ANTHONY ALBANESE: Well certainly the priority immediately for the Government, and I think your listeners would understand, is dealing with this particular incident that we’ve confronted. One of the things that we will do is have a look at what comes out of an investigation into how this could occur, if there’s any strengthening of any regulations that would assist in the future, but our priority really has been to contain the spill, clean up the oil, get work safely and quickly underway to shut the leak that’s there.

SIMON BEAUMONT: All right, so as I said, the response is good. We – many West Australians listening this morning, Minister, would be worried about what this means to the Kimberley marine environment, what it means for the whale nurseries down closer to the West Australian coast, that’s what they’re more concerned about, the future of the marine environment up there.
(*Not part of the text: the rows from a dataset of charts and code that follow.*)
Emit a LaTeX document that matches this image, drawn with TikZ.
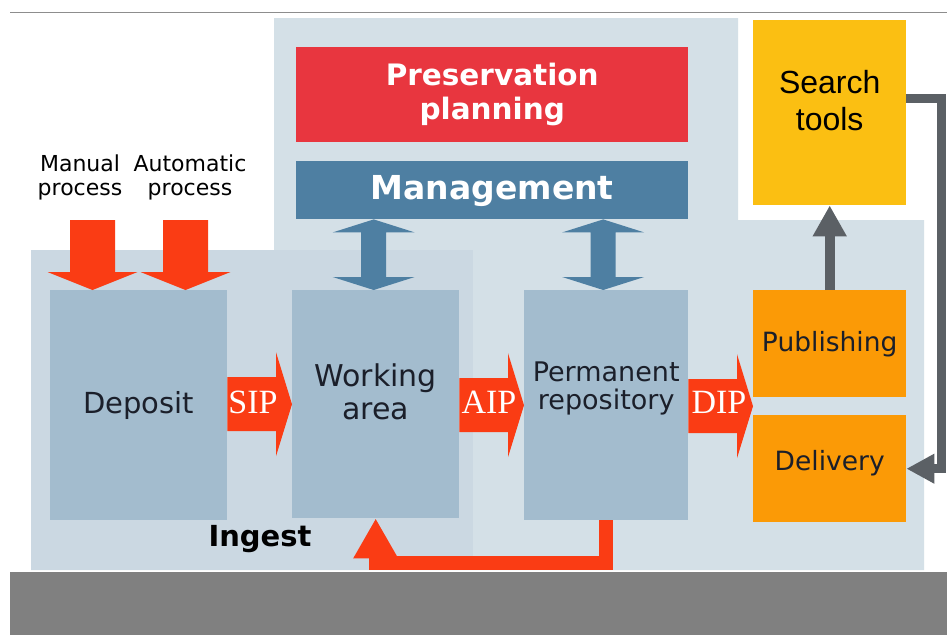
\documentclass[tikz,border=0pt]{standalone}
\usepackage{fontspec}
\setmainfont{DejaVu Sans}
\newfontfamily\arialfont{Liberation Sans}
\newfontfamily\timesfont{Liberation Serif}
\usetikzlibrary{calc,arrows.meta}

\definecolor{bglight}{HTML}{D4E0E7}
\definecolor{ingestbg}{HTML}{CBD8E2}
\definecolor{boxblue}{HTML}{A3BCCE}
\definecolor{planred}{HTML}{E8363F}
\definecolor{mgmtblue}{HTML}{4E7FA2}
\definecolor{flowred}{HTML}{FA3C14}
\definecolor{searchyellow}{HTML}{FBBF12}
\definecolor{outorange}{HTML}{FB9A06}
\definecolor{conngray}{HTML}{5B6065}
\definecolor{bandgray}{HTML}{808080}
\definecolor{inkdark}{HTML}{1B1F2A}

% fat red arrow pointing right, from #1 to the tip #2
\newcommand{\rightfat}[2]{\fill[flowred] let \p1=(#1), \p2=(#2) in
  (\x1,\y2+27pt) -- (\x2-16pt,\y2+27pt) -- (\x2-16pt,\y2+52pt) -- (\x2,\y2)
  -- (\x2-16pt,\y2-52pt) -- (\x2-16pt,\y2-27pt) -- (\x1,\y2-27pt) -- cycle;}
% fat red arrow pointing down, from the height of #1 to the tip #2
\newcommand{\downfat}[2]{\fill[flowred] let \p1=(#1), \p2=(#2) in
  (\x2-22.5pt,\y1) -- (\x2+22.5pt,\y1) -- (\x2+22.5pt,\y2+18pt) -- (\x2+45pt,\y2+18pt)
  -- (\x2,\y2) -- (\x2-45pt,\y2+18pt) -- (\x2-22.5pt,\y2+18pt) -- cycle;}
% fat double arrow between the upper tip #1 and the lower tip #2
\newcommand{\bothfat}[2]{\fill[mgmtblue] let \p1=(#1), \p2=(#2) in
  (\x1,\y1) -- (\x1+41pt,\y1-13pt) -- (\x1+12.5pt,\y1-13pt) -- (\x1+12.5pt,\y2+13pt)
  -- (\x1+41pt,\y2+13pt) -- (\x1,\y2) -- (\x1-41pt,\y2+13pt) -- (\x1-12.5pt,\y2+13pt)
  -- (\x1-12.5pt,\y1-13pt) -- (\x1-41pt,\y1-13pt) -- cycle;}

\begin{document}
\begin{tikzpicture}[x=1pt,y=-1pt,
  box/.style={fill=boxblue, inner sep=0pt, anchor=north west},
  boxtext/.style={text=inkdark, align=center, inner sep=0pt},
  packet/.style={text=white, font=\timesfont\fontsize{34}{34}\selectfont, inner sep=0pt, anchor=base},
  grayline/.style={draw=conngray, line width=10pt}
]
\useasboundingbox (0,0) rectangle (947,635);
\fill[white] (0,0) rectangle (947,635);

% frame line and footer band
\draw[bandgray!90, line width=1pt] (10,12) -- (947,12);
\fill[bandgray] (10,572) rectangle (947,635);

% light background areas
\fill[bglight] (31,250) -- (274,250) -- (274,18) -- (738,18) -- (738,220)
  -- (924,220) -- (924,570) -- (31,570) -- cycle;
\node[fill=ingestbg, inner sep=0pt, anchor=north west, minimum width=442pt, minimum height=320pt] (ingest) at (31,250) {};
\node[anchor=base, inner sep=0pt, text=black, font=\bfseries\fontsize{29}{29}\selectfont] (ingestlabel) at (260,546) {Ingest};

% main boxes
\node[box, minimum width=177pt, minimum height=230pt] (deposit) at (50,290) {};
\node[box, minimum width=167pt, minimum height=228pt] (working) at (292,290) {};
\node[box, minimum width=164pt, minimum height=230pt] (permanent) at (524,290) {};
\node[box, fill=planred, minimum width=392pt, minimum height=95pt] (planning) at (296,47) {};
\node[box, fill=mgmtblue, minimum width=392pt, minimum height=58pt] (management) at (296,161) {};
\node[box, fill=searchyellow, minimum width=153pt, minimum height=185pt] (search) at (753,20) {};
\node[box, fill=outorange, minimum width=153pt, minimum height=107pt] (publishing) at (753,290) {};
\node[box, fill=outorange, minimum width=153pt, minimum height=107pt] (delivery) at (753,415) {};

% box texts
\node[boxtext, font=\fontsize{29}{34}\selectfont] (deposittext) at (deposit.center) {Deposit};
\node[boxtext, font=\fontsize{30}{33}\selectfont] (workingtext) at ($(working.center)+(0,-12)$) {Working\\area};
\node[boxtext, font=\fontsize{27}{28}\selectfont] (permanenttext) at ($(permanent.center)+(0,-17)$) {Permanent\\repository};
\node[boxtext, text=white, font=\bfseries\fontsize{29.5}{34}\selectfont] (planningtext) at (planning.center) {Preservation\\planning};
\node[boxtext, text=white, font=\bfseries\fontsize{33}{33}\selectfont] (managementtext) at ($(management.center)+(0,1)$) {Management};
\node[boxtext, text=black, font=\arialfont\fontsize{32}{37}\selectfont] (searchtext) at ($(search.center)+(0,-12)$) {Search\\tools};
\node[boxtext, text=inkdark, font=\fontsize{26.5}{30}\selectfont] (publishingtext) at (publishing.center) {Publishing};
\node[boxtext, text=inkdark, font=\fontsize{26.5}{30}\selectfont] (deliverytext) at ($(delivery.center)+(0,-6)$) {Delivery};

% inputs
\node[boxtext, text=black, font=\fontsize{22}{24}\selectfont] (manual) at (80,177) {Manual\\process};
\node[boxtext, text=black, font=\fontsize{22}{24}\selectfont] (automatic) at (190,177) {Automatic\\process};
\coordinate (inputtop) at (0,220);
\coordinate (manualtip) at ($(deposit.north west)+(42.5,0)$);
\coordinate (autotip) at ($(deposit.north west)+(135.5,0)$);
\downfat{inputtop}{manualtip}
\downfat{inputtop}{autotip}

% package flow
\coordinate (diptip) at ($(publishing.south west)!0.5!(delivery.north west)$);
\rightfat{deposit.east}{working.west}
\rightfat{working.east}{permanent.west}
\rightfat{permanent.east}{diptip}
\node[packet] (sip) at (253,413) {SIP};
\node[packet] (aip) at (489,413) {AIP};
\node[packet] (dip) at (719,413) {DIP};

% management links
\coordinate (wtop) at ($(working.north)+(-2,0)$);
\coordinate (ptop) at ($(permanent.north)+(-3,0)$);
\bothfat{wtop |- management.south}{wtop}
\bothfat{ptop |- management.south}{ptop}

% return path from the repository to the working area
\draw[flowred, line width=14pt, -{Triangle[length=40pt,width=42pt]}]
  (permanent.south) -- ++(0,43) -| (working.south);

% search tools links
\draw[grayline, -{Triangle[length=31pt,width=32pt]}] (publishing.north) -- (search.south);
\coordinate (searchout) at ($(search.north east)+(0,78)$);
\coordinate (railtop) at (941,98);
\draw[grayline, line width=9pt, -{Triangle[length=28pt,width=28pt]}]
  (searchout) -- (railtop) |- (delivery.east);
\end{tikzpicture}
\end{document}
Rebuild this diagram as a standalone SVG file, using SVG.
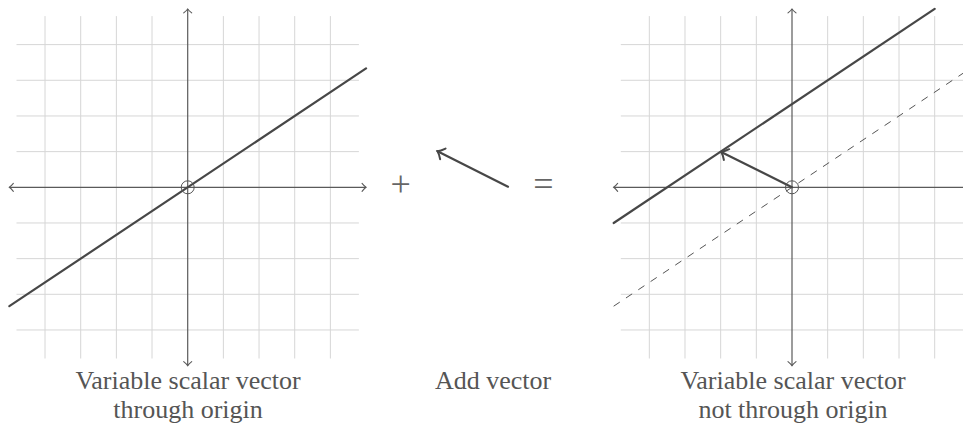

What’s out there around the rig environmentally?

ANTHONY ALBANESE: Look, we’re meeting today, my department, the Australian Marine Safety Authority with the Department of Environment and the Department of Environment will obviously be monitoring what’s occurring there.

This is a whole of government response.

What occurs is that there’s a National Plan for dealing with oil pollution that kicks into gear as soon as an incident occurs, and ensures that there’s cooperation across the board that is being coordinated by AMSA, by the Australian Maritime Safety Authority.

I must say, some of the reports haven’t been accurate, and I don’t think have been particularly helpful. I think the fact is that the incident occurred on Friday, the National Plan kicked in on Friday and work was undertaken as soon as possible. It’s hard to think of how this could have been contained any quicker.

But we’ll take advice and have a proper investigation and certainly anything that can learn from an incident like this, we’ll put it into practice.

SIMON BEAUMONT: Who picks up the bill for the clean-up?

ANTHONY ALBANESE: The company will. They have come to an agreement with the Government. They will pick up the bill. I think it’s important that the polluter pays when incidents such as this occur. It would really be rubbing salt into the wounds if the Australian taxpayer picked up the bill. There’s no doubt that the bill will be considerable, will be many millions of dollars, but the priority isn’t the cost, the priority is doing what we can do firstly to protect the workers, getting them off and that occurred promptly and safely, and of course protecting the marine environment in an immediate sense, but also on an ongoing basis.

SIMON BEAUMONT: All right, Minister does this spill, this ongoing leak, this uncontrolled leak, does it pose any threat to the Kimberley marine environment?

ANTHONY ALBANESE: The advice that I have is that ,at the moment ,it’s staying away from the coast. The dispersant is being effective. Some two tonnes of the dispersant has been omitted already onto the oil leak. Those two tonnes were there, ready to go in Darwin. There is other dispersant being made available. We have three aircraft available including the specialist C-130 Hercules aircraft that was brought in from Singapore on Saturday. And certainly it would appear that, at this stage, it is as good as it could be. That’s not to say that it isn’t of concern. Of course it is, when an incident such as this occurs.

But, the task of AMSA has been to do what it could to act quickly, to do what it could to minimise any impact that this is having on an ongoing basis, and to do what we can to stop the leak continuing. It is of some concern that, of course, the oil is continuing to spill, but we need to do what we can to contain it and secondly, to clean it up.

SIMON BEAUMONT: All right, thanks Minister. Thank you for your time this morning.

ANTHONY ALBANESE: Thanks very much.

SIMON BEAUMONT: Appreciate that. Anthony Albanese, the Minister for Infrastructure, Transport and Regional Development.